** start Extracted records **

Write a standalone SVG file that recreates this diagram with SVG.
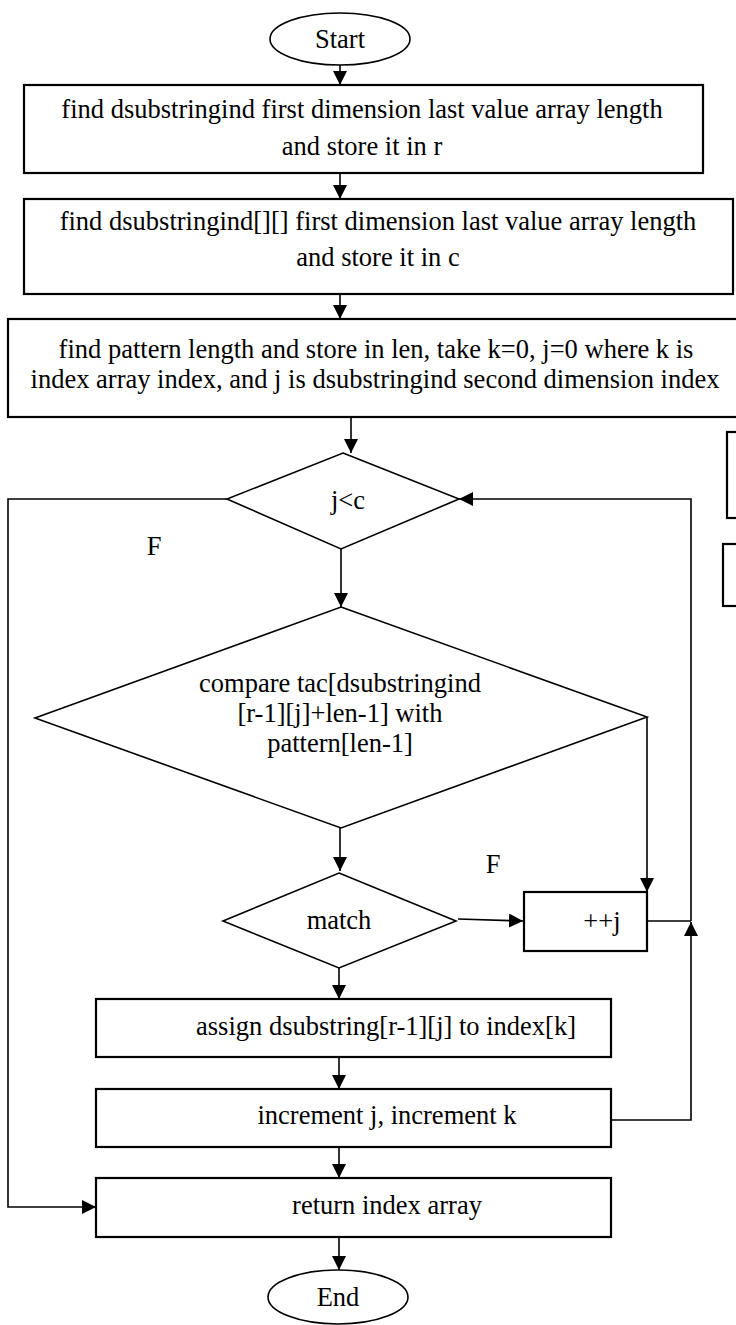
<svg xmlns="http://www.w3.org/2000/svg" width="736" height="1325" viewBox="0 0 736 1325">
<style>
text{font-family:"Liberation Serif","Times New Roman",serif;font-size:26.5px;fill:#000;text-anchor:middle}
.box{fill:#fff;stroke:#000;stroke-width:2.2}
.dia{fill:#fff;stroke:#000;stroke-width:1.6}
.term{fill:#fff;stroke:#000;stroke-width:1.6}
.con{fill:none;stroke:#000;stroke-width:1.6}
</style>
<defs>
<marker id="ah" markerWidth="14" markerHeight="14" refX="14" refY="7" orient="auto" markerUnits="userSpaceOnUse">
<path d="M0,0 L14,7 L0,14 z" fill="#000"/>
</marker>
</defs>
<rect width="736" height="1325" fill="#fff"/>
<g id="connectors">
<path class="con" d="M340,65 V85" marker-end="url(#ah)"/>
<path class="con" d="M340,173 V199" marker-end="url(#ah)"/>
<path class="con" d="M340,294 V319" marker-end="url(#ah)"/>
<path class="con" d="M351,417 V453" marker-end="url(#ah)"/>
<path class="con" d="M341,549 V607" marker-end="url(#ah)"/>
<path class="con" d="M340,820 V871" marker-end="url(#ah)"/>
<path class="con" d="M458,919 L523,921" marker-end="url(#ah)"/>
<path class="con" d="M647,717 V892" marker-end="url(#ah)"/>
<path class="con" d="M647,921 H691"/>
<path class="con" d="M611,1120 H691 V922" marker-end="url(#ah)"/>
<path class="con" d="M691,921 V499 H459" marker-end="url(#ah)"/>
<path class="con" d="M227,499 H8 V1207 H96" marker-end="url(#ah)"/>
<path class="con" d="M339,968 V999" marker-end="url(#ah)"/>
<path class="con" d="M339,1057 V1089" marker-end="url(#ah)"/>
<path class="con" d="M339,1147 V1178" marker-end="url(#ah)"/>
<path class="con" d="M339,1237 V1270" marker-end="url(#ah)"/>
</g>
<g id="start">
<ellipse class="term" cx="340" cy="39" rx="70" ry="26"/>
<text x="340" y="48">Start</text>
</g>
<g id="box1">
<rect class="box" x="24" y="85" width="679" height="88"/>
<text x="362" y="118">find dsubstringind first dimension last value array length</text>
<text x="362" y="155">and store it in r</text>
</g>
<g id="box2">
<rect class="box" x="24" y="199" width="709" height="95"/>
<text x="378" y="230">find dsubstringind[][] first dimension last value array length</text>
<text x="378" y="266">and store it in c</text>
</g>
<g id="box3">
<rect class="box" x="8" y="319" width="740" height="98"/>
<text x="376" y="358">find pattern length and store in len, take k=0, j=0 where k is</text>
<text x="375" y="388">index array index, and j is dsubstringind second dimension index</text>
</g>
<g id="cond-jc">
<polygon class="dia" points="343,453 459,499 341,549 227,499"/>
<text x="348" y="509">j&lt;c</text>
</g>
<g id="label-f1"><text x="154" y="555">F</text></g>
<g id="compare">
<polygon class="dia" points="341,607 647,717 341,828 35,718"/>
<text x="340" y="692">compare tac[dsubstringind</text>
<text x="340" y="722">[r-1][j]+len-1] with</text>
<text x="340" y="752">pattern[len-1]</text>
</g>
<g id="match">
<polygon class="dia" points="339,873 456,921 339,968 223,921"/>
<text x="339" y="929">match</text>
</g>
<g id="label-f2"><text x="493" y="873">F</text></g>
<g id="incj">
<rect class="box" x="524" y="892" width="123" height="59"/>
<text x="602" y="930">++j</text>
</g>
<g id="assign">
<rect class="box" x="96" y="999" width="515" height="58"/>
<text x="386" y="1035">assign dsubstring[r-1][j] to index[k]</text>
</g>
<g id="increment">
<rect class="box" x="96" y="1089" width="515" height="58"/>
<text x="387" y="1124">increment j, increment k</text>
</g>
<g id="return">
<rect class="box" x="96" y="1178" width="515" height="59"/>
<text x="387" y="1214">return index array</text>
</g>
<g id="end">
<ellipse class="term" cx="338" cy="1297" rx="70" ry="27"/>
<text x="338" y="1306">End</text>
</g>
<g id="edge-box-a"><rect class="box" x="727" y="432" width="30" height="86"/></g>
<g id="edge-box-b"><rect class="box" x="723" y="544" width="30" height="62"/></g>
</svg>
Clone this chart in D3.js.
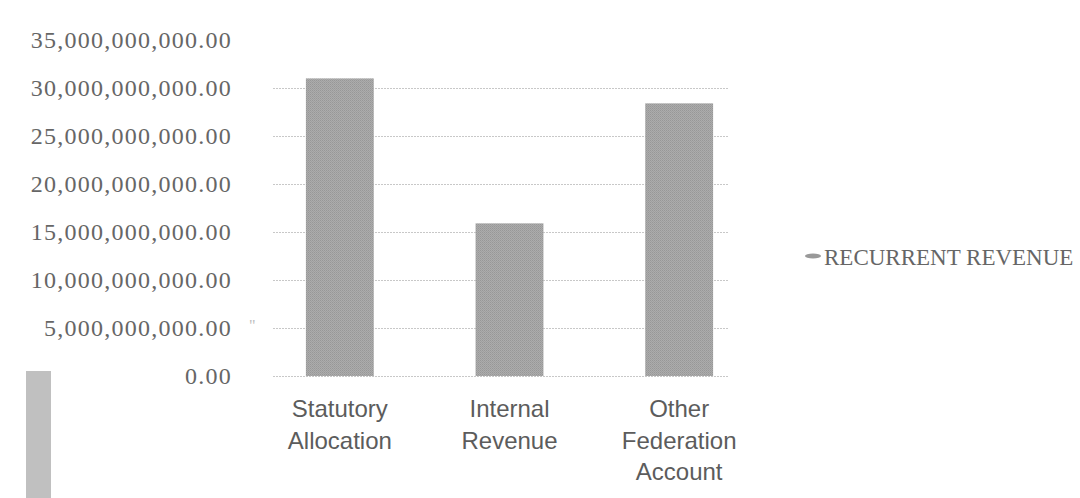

** end Extracted records **

## Goal:
Give an exact copy of the material, leaving out every picture.

## Output of the task:
Write a standalone SVG file that recreates this diagram with SVG.
<svg xmlns="http://www.w3.org/2000/svg" width="736" height="1325" viewBox="0 0 736 1325">
<style>
text{font-family:"Liberation Serif","Times New Roman",serif;font-size:26.5px;fill:#000;text-anchor:middle}
.box{fill:#fff;stroke:#000;stroke-width:2.2}
.dia{fill:#fff;stroke:#000;stroke-width:1.6}
.term{fill:#fff;stroke:#000;stroke-width:1.6}
.con{fill:none;stroke:#000;stroke-width:1.6}
</style>
<defs>
<marker id="ah" markerWidth="14" markerHeight="14" refX="14" refY="7" orient="auto" markerUnits="userSpaceOnUse">
<path d="M0,0 L14,7 L0,14 z" fill="#000"/>
</marker>
</defs>
<rect width="736" height="1325" fill="#fff"/>
<g id="connectors">
<path class="con" d="M340,65 V85" marker-end="url(#ah)"/>
<path class="con" d="M340,173 V199" marker-end="url(#ah)"/>
<path class="con" d="M340,294 V319" marker-end="url(#ah)"/>
<path class="con" d="M351,417 V453" marker-end="url(#ah)"/>
<path class="con" d="M341,549 V607" marker-end="url(#ah)"/>
<path class="con" d="M340,820 V871" marker-end="url(#ah)"/>
<path class="con" d="M458,919 L523,921" marker-end="url(#ah)"/>
<path class="con" d="M647,717 V892" marker-end="url(#ah)"/>
<path class="con" d="M647,921 H691"/>
<path class="con" d="M611,1120 H691 V922" marker-end="url(#ah)"/>
<path class="con" d="M691,921 V499 H459" marker-end="url(#ah)"/>
<path class="con" d="M227,499 H8 V1207 H96" marker-end="url(#ah)"/>
<path class="con" d="M339,968 V999" marker-end="url(#ah)"/>
<path class="con" d="M339,1057 V1089" marker-end="url(#ah)"/>
<path class="con" d="M339,1147 V1178" marker-end="url(#ah)"/>
<path class="con" d="M339,1237 V1270" marker-end="url(#ah)"/>
</g>
<g id="start">
<ellipse class="term" cx="340" cy="39" rx="70" ry="26"/>
<text x="340" y="48">Start</text>
</g>
<g id="box1">
<rect class="box" x="24" y="85" width="679" height="88"/>
<text x="362" y="118">find dsubstringind first dimension last value array length</text>
<text x="362" y="155">and store it in r</text>
</g>
<g id="box2">
<rect class="box" x="24" y="199" width="709" height="95"/>
<text x="378" y="230">find dsubstringind[][] first dimension last value array length</text>
<text x="378" y="266">and store it in c</text>
</g>
<g id="box3">
<rect class="box" x="8" y="319" width="740" height="98"/>
<text x="376" y="358">find pattern length and store in len, take k=0, j=0 where k is</text>
<text x="375" y="388">index array index, and j is dsubstringind second dimension index</text>
</g>
<g id="cond-jc">
<polygon class="dia" points="343,453 459,499 341,549 227,499"/>
<text x="348" y="509">j&lt;c</text>
</g>
<g id="label-f1"><text x="154" y="555">F</text></g>
<g id="compare">
<polygon class="dia" points="341,607 647,717 341,828 35,718"/>
<text x="340" y="692">compare tac[dsubstringind</text>
<text x="340" y="722">[r-1][j]+len-1] with</text>
<text x="340" y="752">pattern[len-1]</text>
</g>
<g id="match">
<polygon class="dia" points="339,873 456,921 339,968 223,921"/>
<text x="339" y="929">match</text>
</g>
<g id="label-f2"><text x="493" y="873">F</text></g>
<g id="incj">
<rect class="box" x="524" y="892" width="123" height="59"/>
<text x="602" y="930">++j</text>
</g>
<g id="assign">
<rect class="box" x="96" y="999" width="515" height="58"/>
<text x="386" y="1035">assign dsubstring[r-1][j] to index[k]</text>
</g>
<g id="increment">
<rect class="box" x="96" y="1089" width="515" height="58"/>
<text x="387" y="1124">increment j, increment k</text>
</g>
<g id="return">
<rect class="box" x="96" y="1178" width="515" height="59"/>
<text x="387" y="1214">return index array</text>
</g>
<g id="end">
<ellipse class="term" cx="338" cy="1297" rx="70" ry="27"/>
<text x="338" y="1306">End</text>
</g>
<g id="edge-box-a"><rect class="box" x="727" y="432" width="30" height="86"/></g>
<g id="edge-box-b"><rect class="box" x="723" y="544" width="30" height="62"/></g>
</svg>
Clone this chart in D3.js.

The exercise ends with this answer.